There’s a section at the end of the book that gives tips on rewriting your NaNo manuscript if you think it’s got potential. There are six steps to the rewrite, and in summary, they are:

  • Read your manuscript through from first word to last and make a note of each scene on the manuscript itself in any colour pen except red (red is strictly for editing). At the beginning of each scene write down who is in the scene and a brief summary of what happens in the scene.
  • Transfer these notes onto index cards (or a spreadsheet) exactly as you wrote them. Now lay the cards out in the order they appear in the manuscript, using a vertical divider (Chris recommended a pencil for this) to group the scenes into chapters.
  • Scan the cards, removing any that don’t move the story forward. Check the remaining for characters that don’t seem to do anything or are doubles of other characters. If a character doesn’t have a reason to be in the story, get rid of them. However, if the character is needed but their story arc isn’t properly represented create new cards and place them where they should go. Ensure all characters are well developed on the cards before moving on to the next step.
  • Now shuffle the cards and place them down in alternate ways to ensure you have the best storyline possible; not forgetting to ensure you have the best pace and tension too. You may find you have to slice and dice some more scenes/characters when you finally decide on the best layout, so delete and create more cards if necessary.
  • Now return to your manuscript and cut and past the document so that the scenes are in the order you decided was best with the cards. Don’t edit! Just put everything in the right order. If you have added scenes, type in a place marker by writing four or five lines of a quick description of the scene. Remove the scenes that you no longer need.
  • Rewrite (or edit) your story – slowly and line by line.

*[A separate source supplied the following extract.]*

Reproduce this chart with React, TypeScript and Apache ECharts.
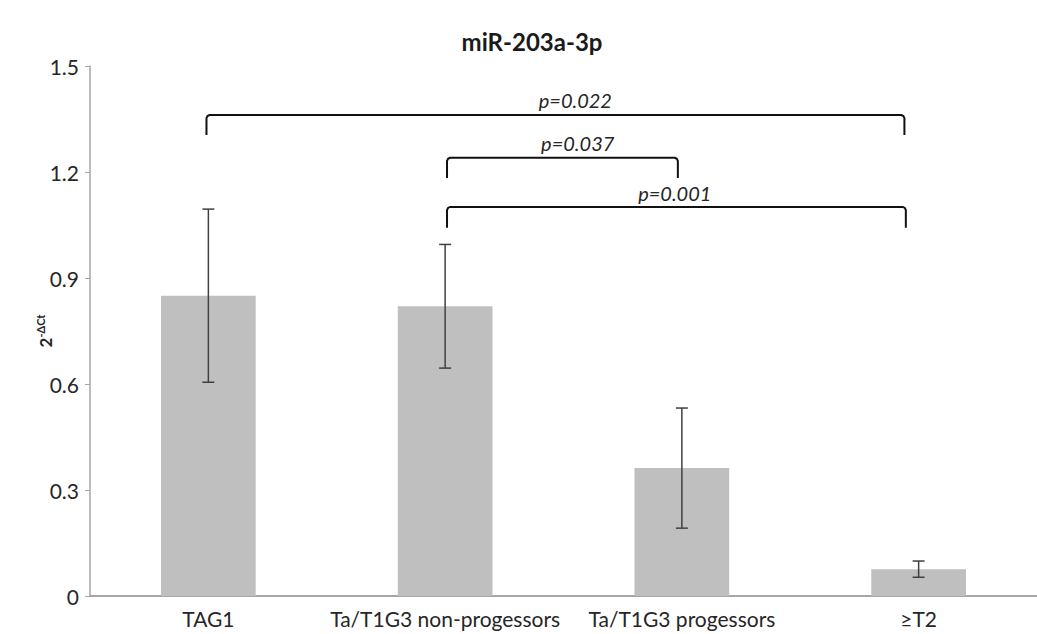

This sounds like a good plan for my chapters books. I’ve written two, but I feel they need improving and I thought I could use the index cards I’ve already prepared and see what happens when I follow the steps (starting at step 2, of course).

Today, after returning home from a lovely morning out (we went to see the latest Harry Potter movie and had lunch), I decided that I’d start. However, my index cards were nowhere to be found. I pulled my bedroom apart (that’s where I normally write), but nothing. I then went into the computer room and ended up having a spring clean in there too, but still nothing. I don’t know what happened to them, but they are missing and I have a strong feeling I will not be finding them anytime soon. You know that “safe place” everyone has, well that’s where they must be and we all know no one knows where that place is.

I guess I’ll be doing the steps from the beginning, instead of cheating and starting at step 2 now. Maybe that’s not such a bad thing.

I just wish I knew what happened to those cards.